Early last month I received another crazy email from Max. This time he talked about how he had gotten several fines for not wearing a seatbelt, not having his truck properly licensed, and failing to have any insurance on it. (After being back in Canada for more than two years his truck still had California plates.) He said he had gone to court to fight the tickets and a “redneck” judge told him that he is in Canada now and he needs to follow the law, that the charges against him could result in a very hefty fine, and that he should get a lawyer and return to court at a the end of the month.

Seems Max didn’t like that and he was planning on bailing on the whole thing and crossing the border back into the United States on the day before his next court appearance. He was running again! I couldn’t believe it. Over some driving fines? I asked him if he was seriously bailing again. His response was this: “Let me ask you a question. If you could be faced by a red-neck court judge that has the ability to charge you with a fine five times more than what is in your savings account, where would you be on the day of court? More importantly, how is your study in the bible coming?

Seriously?!!

For me that isn’t even a question. I’d be in court. Simple. If I broke the law, regardless of what my understanding of the law was, I would own up to it and deal with whatever the consequence was. Seeing I’ve got practically nothing in my savings account any fines levied would be more than what I have. My fault, my problem to deal with. Running away won’t fix it. Besides, this is my home, I don’t have another one in another country to run away to.

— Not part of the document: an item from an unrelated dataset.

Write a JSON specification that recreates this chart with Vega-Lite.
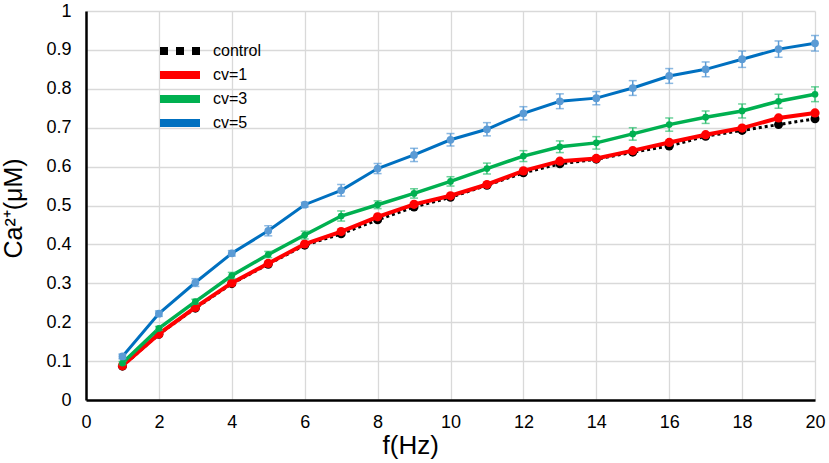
{
  "$schema": "https://vega.github.io/schema/vega-lite/v6.json",
  "width": 729,
  "height": 389,
  "autosize": {"type": "none"},
  "padding": {"left": 86, "top": 11, "right": 14, "bottom": 63},
  "background": "white",
  "config": {
    "view": {"stroke": null},
    "font": "Liberation Sans",
    "axis": {
      "domainColor": "black",
      "domainWidth": 2.5,
      "gridColor": "#d9d9d9",
      "gridWidth": 1.3,
      "ticks": false,
      "labelFlush": false,
      "labelFont": "Liberation Sans",
      "labelFontSize": 18,
      "labelColor": "black",
      "titleFont": "Liberation Sans",
      "titleFontSize": 25,
      "titleFontWeight": "normal",
      "titleColor": "black"
    },
    "legend": {
      "labelFont": "Liberation Sans",
      "labelFontSize": 16,
      "labelColor": "black"
    }
  },
  "data": {
    "values": [
      {"f": 1, "series": "control", "ca": 0.087, "err": 0},
      {"f": 2, "series": "control", "ca": 0.169, "err": 0},
      {"f": 3, "series": "control", "ca": 0.236, "err": 0},
      {"f": 4, "series": "control", "ca": 0.299, "err": 0},
      {"f": 5, "series": "control", "ca": 0.349, "err": 0},
      {"f": 6, "series": "control", "ca": 0.398, "err": 0},
      {"f": 7, "series": "control", "ca": 0.427, "err": 0},
      {"f": 8, "series": "control", "ca": 0.463, "err": 0},
      {"f": 9, "series": "control", "ca": 0.496, "err": 0},
      {"f": 10, "series": "control", "ca": 0.521, "err": 0},
      {"f": 11, "series": "control", "ca": 0.552, "err": 0},
      {"f": 12, "series": "control", "ca": 0.584, "err": 0},
      {"f": 13, "series": "control", "ca": 0.607, "err": 0},
      {"f": 14, "series": "control", "ca": 0.619, "err": 0},
      {"f": 15, "series": "control", "ca": 0.637, "err": 0},
      {"f": 16, "series": "control", "ca": 0.653, "err": 0},
      {"f": 17, "series": "control", "ca": 0.678, "err": 0},
      {"f": 18, "series": "control", "ca": 0.693, "err": 0},
      {"f": 19, "series": "control", "ca": 0.708, "err": 0},
      {"f": 20, "series": "control", "ca": 0.723, "err": 0},
      {"f": 1, "series": "cv=1", "ca": 0.088, "err": 0},
      {"f": 2, "series": "cv=1", "ca": 0.170, "err": 0},
      {"f": 3, "series": "cv=1", "ca": 0.238, "err": 0},
      {"f": 4, "series": "cv=1", "ca": 0.301, "err": 0},
      {"f": 5, "series": "cv=1", "ca": 0.351, "err": 0},
      {"f": 6, "series": "cv=1", "ca": 0.401, "err": 0},
      {"f": 7, "series": "cv=1", "ca": 0.433, "err": 0},
      {"f": 8, "series": "cv=1", "ca": 0.471, "err": 0},
      {"f": 9, "series": "cv=1", "ca": 0.503, "err": 0},
      {"f": 10, "series": "cv=1", "ca": 0.525, "err": 0},
      {"f": 11, "series": "cv=1", "ca": 0.554, "err": 0},
      {"f": 12, "series": "cv=1", "ca": 0.589, "err": 0},
      {"f": 13, "series": "cv=1", "ca": 0.614, "err": 0},
      {"f": 14, "series": "cv=1", "ca": 0.621, "err": 0},
      {"f": 15, "series": "cv=1", "ca": 0.641, "err": 0},
      {"f": 16, "series": "cv=1", "ca": 0.662, "err": 0},
      {"f": 17, "series": "cv=1", "ca": 0.682, "err": 0},
      {"f": 18, "series": "cv=1", "ca": 0.699, "err": 0},
      {"f": 19, "series": "cv=1", "ca": 0.725, "err": 0},
      {"f": 20, "series": "cv=1", "ca": 0.738, "err": 0},
      {"f": 1, "series": "cv=3", "ca": 0.095, "err": 0.004},
      {"f": 2, "series": "cv=3", "ca": 0.184, "err": 0.005},
      {"f": 3, "series": "cv=3", "ca": 0.253, "err": 0.006},
      {"f": 4, "series": "cv=3", "ca": 0.320, "err": 0.008},
      {"f": 5, "series": "cv=3", "ca": 0.374, "err": 0.008},
      {"f": 6, "series": "cv=3", "ca": 0.424, "err": 0.010},
      {"f": 7, "series": "cv=3", "ca": 0.473, "err": 0.013},
      {"f": 8, "series": "cv=3", "ca": 0.502, "err": 0.010},
      {"f": 9, "series": "cv=3", "ca": 0.531, "err": 0.012},
      {"f": 10, "series": "cv=3", "ca": 0.562, "err": 0.012},
      {"f": 11, "series": "cv=3", "ca": 0.595, "err": 0.014},
      {"f": 12, "series": "cv=3", "ca": 0.627, "err": 0.014},
      {"f": 13, "series": "cv=3", "ca": 0.651, "err": 0.015},
      {"f": 14, "series": "cv=3", "ca": 0.661, "err": 0.016},
      {"f": 15, "series": "cv=3", "ca": 0.684, "err": 0.016},
      {"f": 16, "series": "cv=3", "ca": 0.708, "err": 0.017},
      {"f": 17, "series": "cv=3", "ca": 0.727, "err": 0.016},
      {"f": 18, "series": "cv=3", "ca": 0.743, "err": 0.018},
      {"f": 19, "series": "cv=3", "ca": 0.768, "err": 0.018},
      {"f": 20, "series": "cv=3", "ca": 0.786, "err": 0.019},
      {"f": 1, "series": "cv=5", "ca": 0.112, "err": 0.006},
      {"f": 2, "series": "cv=5", "ca": 0.222, "err": 0.007},
      {"f": 3, "series": "cv=5", "ca": 0.302, "err": 0.010},
      {"f": 4, "series": "cv=5", "ca": 0.377, "err": 0.007},
      {"f": 5, "series": "cv=5", "ca": 0.435, "err": 0.013},
      {"f": 6, "series": "cv=5", "ca": 0.502, "err": 0.006},
      {"f": 7, "series": "cv=5", "ca": 0.539, "err": 0.015},
      {"f": 8, "series": "cv=5", "ca": 0.595, "err": 0.013},
      {"f": 9, "series": "cv=5", "ca": 0.630, "err": 0.017},
      {"f": 10, "series": "cv=5", "ca": 0.669, "err": 0.016},
      {"f": 11, "series": "cv=5", "ca": 0.696, "err": 0.017},
      {"f": 12, "series": "cv=5", "ca": 0.737, "err": 0.017},
      {"f": 13, "series": "cv=5", "ca": 0.768, "err": 0.019},
      {"f": 14, "series": "cv=5", "ca": 0.776, "err": 0.017},
      {"f": 15, "series": "cv=5", "ca": 0.802, "err": 0.019},
      {"f": 16, "series": "cv=5", "ca": 0.833, "err": 0.019},
      {"f": 17, "series": "cv=5", "ca": 0.850, "err": 0.019},
      {"f": 18, "series": "cv=5", "ca": 0.876, "err": 0.021},
      {"f": 19, "series": "cv=5", "ca": 0.902, "err": 0.021},
      {"f": 20, "series": "cv=5", "ca": 0.917, "err": 0.020}
    ]
  },
  "encoding": {
    "x": {
      "field": "f",
      "type": "quantitative",
      "scale": {"domain": [0, 20], "nice": false, "zero": false},
      "axis": {"values": [0, 2, 4, 6, 8, 10, 12, 14, 16, 18, 20], "title": "f(Hz)", "titleFontSize": 26, "labelPadding": 13, "titleX": 296, "titleY": 53, "titleAnchor": "start", "titleAlign": "left", "titleBaseline": "alphabetic"}
    },
    "y": {
      "field": "ca",
      "type": "quantitative",
      "scale": {"domain": [0, 1], "nice": false},
      "axis": {"values": [0, 0.1, 0.2, 0.3, 0.4, 0.5, 0.6, 0.7, 0.8, 0.9, 1], "labelExpr": "format(datum.value, '~g')", "title": "Ca²⁺(μM)", "labelPadding": 15, "titleX": -65, "titleY": 197, "titleAngle": -90, "titleAlign": "center", "titleBaseline": "alphabetic"}
    }
  },
  "layer": [
    {
      "transform": [{"filter": "datum.series === 'control'"}],
      "layer": [
        {
          "mark": {"type": "line", "strokeDash": [3, 3], "strokeWidth": 3},
          "encoding": {
            "color": {
              "field": "series",
              "type": "nominal",
              "scale": {"domain": ["control", "cv=1", "cv=3", "cv=5"], "range": ["#000000", "#ff0000", "#00b050", "#0070c0"]},
              "legend": {
                "title": null,
                "orient": "none",
                "legendX": 74,
                "legendY": 30,
                "symbolType": "M-4,0H4",
                "symbolSize": 100,
                "symbolStrokeWidth": 8,
                "symbolOffset": 11,
                "labelOffset": 24,
                "rowPadding": 4,
                "clipHeight": 20,
                "encode": {
                  "symbols": {
                    "update": {
                      "size": {"value": 100},
                      "strokeDash": [
                        {"test": "datum.value === 'control'", "value": [8, 8]},
                        {"value": [1, 0]}
                      ],
                      "strokeWidth": {"value": 8}
                    }
                  }
                }
              }
            }
          }
        },
        {
          "mark": {"type": "point", "filled": true, "opacity": 1, "shape": "circle", "color": "#000000", "size": 80}
        }
      ]
    },
    {
      "transform": [{"filter": "datum.series === 'cv=1'"}],
      "layer": [
        {
          "mark": {"type": "line", "strokeWidth": 4},
          "encoding": {"color": {"field": "series", "type": "nominal"}}
        },
        {
          "mark": {"type": "point", "filled": true, "opacity": 1, "shape": "circle", "color": "#ff0000", "size": 85}
        }
      ]
    },
    {
      "transform": [{"filter": "datum.series === 'cv=3'"}],
      "layer": [
        {
          "mark": {"type": "line", "strokeWidth": 3.5},
          "encoding": {"color": {"field": "series", "type": "nominal"}}
        },
        {
          "mark": {"type": "errorbar", "ticks": {"size": 8}, "thickness": 1.5, "color": "#2fbf71"},
          "encoding": {"y": {"field": "ca", "type": "quantitative"}, "yError": {"field": "err"}}
        },
        {
          "mark": {"type": "point", "filled": true, "opacity": 1, "shape": "circle", "color": "#00b050", "size": 45}
        }
      ]
    },
    {
      "transform": [{"filter": "datum.series === 'cv=5'"}],
      "layer": [
        {
          "mark": {"type": "line", "strokeWidth": 3},
          "encoding": {"color": {"field": "series", "type": "nominal"}}
        },
        {
          "mark": {"type": "errorbar", "ticks": {"size": 8}, "thickness": 1.5, "color": "#5b9bd5"},
          "encoding": {"y": {"field": "ca", "type": "quantitative"}, "yError": {"field": "err"}}
        },
        {
          "mark": {"type": "point", "filled": true, "opacity": 1, "shape": "circle", "color": "#5b9bd5", "size": 60}
        }
      ]
    }
  ]
}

As for my study of the bible, I’ve studied it plenty over the years. He just never knew about it before. Just like it took seventeen years for me to learn he was a Jehovah’s Witness. Supposedly. I don’t think for one second that he truly believes in his Jehovah or any of the things he was out witnessing about. If he did believe in what he was preaching he wouldn’t continue running away from his problems time and again. I think he is selfish, dishonest, and immoral.

I don’t believe in what he was preaching either, but I don’t claim to, and I am not out trying to make other people believe it.